#### [Directive]
Starting at the top of the entries, restate word for word each line up to and including the one with "ax = fig.add_axes([73".
— start of Data to process —
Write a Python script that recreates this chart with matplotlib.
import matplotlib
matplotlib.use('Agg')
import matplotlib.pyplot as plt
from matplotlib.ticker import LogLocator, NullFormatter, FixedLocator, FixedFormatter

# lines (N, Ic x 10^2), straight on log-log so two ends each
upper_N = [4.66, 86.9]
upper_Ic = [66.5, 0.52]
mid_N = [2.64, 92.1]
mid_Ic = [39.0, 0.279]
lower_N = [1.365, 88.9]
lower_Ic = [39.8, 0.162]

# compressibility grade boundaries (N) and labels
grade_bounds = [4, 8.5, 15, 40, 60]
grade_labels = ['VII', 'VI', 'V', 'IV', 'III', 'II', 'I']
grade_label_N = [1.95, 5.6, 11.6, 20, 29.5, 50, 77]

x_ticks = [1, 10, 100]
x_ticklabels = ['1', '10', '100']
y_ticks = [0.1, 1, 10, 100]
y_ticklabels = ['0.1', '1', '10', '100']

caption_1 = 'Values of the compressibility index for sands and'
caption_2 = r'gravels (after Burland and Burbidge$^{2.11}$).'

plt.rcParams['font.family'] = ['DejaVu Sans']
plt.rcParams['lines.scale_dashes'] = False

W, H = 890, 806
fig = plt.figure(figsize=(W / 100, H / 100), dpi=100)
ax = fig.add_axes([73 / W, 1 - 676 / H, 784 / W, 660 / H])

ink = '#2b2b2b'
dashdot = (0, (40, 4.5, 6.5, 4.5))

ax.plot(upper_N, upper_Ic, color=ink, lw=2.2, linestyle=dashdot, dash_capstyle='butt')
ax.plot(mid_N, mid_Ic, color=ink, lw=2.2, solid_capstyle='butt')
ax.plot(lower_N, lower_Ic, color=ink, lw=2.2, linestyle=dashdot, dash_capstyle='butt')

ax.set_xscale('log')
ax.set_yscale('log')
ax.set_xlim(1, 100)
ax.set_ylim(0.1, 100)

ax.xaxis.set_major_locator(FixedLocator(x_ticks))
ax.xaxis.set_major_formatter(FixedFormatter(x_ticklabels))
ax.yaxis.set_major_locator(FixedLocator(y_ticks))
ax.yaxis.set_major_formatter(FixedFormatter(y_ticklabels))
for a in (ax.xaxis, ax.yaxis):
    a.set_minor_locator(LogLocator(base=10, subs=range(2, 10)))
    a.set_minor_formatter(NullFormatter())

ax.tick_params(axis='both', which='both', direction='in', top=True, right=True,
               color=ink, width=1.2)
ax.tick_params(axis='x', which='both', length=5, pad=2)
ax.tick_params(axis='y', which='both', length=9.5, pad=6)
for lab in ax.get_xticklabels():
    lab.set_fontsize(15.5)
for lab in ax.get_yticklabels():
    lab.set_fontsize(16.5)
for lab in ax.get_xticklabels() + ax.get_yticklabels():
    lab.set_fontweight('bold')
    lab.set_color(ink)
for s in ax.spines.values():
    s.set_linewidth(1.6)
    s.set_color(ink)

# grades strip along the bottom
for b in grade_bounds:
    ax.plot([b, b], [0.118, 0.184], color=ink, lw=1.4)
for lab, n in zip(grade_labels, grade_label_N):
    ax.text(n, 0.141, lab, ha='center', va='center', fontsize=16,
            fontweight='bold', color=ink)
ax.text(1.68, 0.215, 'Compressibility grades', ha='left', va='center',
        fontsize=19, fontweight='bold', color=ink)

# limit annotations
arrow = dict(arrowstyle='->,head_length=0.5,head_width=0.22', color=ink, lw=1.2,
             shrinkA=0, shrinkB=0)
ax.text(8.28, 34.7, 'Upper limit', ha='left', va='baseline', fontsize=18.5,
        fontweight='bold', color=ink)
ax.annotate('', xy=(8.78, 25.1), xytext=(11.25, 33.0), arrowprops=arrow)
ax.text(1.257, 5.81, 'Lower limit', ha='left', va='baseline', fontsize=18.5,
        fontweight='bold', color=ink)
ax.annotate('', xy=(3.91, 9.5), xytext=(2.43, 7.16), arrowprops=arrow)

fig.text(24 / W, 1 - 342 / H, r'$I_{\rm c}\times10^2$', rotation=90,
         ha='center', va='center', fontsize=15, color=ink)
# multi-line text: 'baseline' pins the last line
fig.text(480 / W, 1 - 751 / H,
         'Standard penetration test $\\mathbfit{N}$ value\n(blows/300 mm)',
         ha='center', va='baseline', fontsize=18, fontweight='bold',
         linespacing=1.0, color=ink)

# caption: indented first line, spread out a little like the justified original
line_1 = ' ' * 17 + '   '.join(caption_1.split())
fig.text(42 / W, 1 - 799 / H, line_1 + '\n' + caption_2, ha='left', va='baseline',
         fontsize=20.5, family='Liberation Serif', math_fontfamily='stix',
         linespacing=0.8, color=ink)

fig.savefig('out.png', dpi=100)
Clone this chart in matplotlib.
— end of Data to process —
#### [Task answer]
Write a Python script that recreates this chart with matplotlib.
import matplotlib
matplotlib.use('Agg')
import matplotlib.pyplot as plt
from matplotlib.ticker import LogLocator, NullFormatter, FixedLocator, FixedFormatter

# lines (N, Ic x 10^2), straight on log-log so two ends each
upper_N = [4.66, 86.9]
upper_Ic = [66.5, 0.52]
mid_N = [2.64, 92.1]
mid_Ic = [39.0, 0.279]
lower_N = [1.365, 88.9]
lower_Ic = [39.8, 0.162]

# compressibility grade boundaries (N) and labels
grade_bounds = [4, 8.5, 15, 40, 60]
grade_labels = ['VII', 'VI', 'V', 'IV', 'III', 'II', 'I']
grade_label_N = [1.95, 5.6, 11.6, 20, 29.5, 50, 77]

x_ticks = [1, 10, 100]
x_ticklabels = ['1', '10', '100']
y_ticks = [0.1, 1, 10, 100]
y_ticklabels = ['0.1', '1', '10', '100']

caption_1 = 'Values of the compressibility index for sands and'
caption_2 = r'gravels (after Burland and Burbidge$^{2.11}$).'

plt.rcParams['font.family'] = ['DejaVu Sans']
plt.rcParams['lines.scale_dashes'] = False

W, H = 890, 806
fig = plt.figure(figsize=(W / 100, H / 100), dpi=100)
ax = fig.add_axes([73 / W, 1 - 676 / H, 784 / W, 660 / H])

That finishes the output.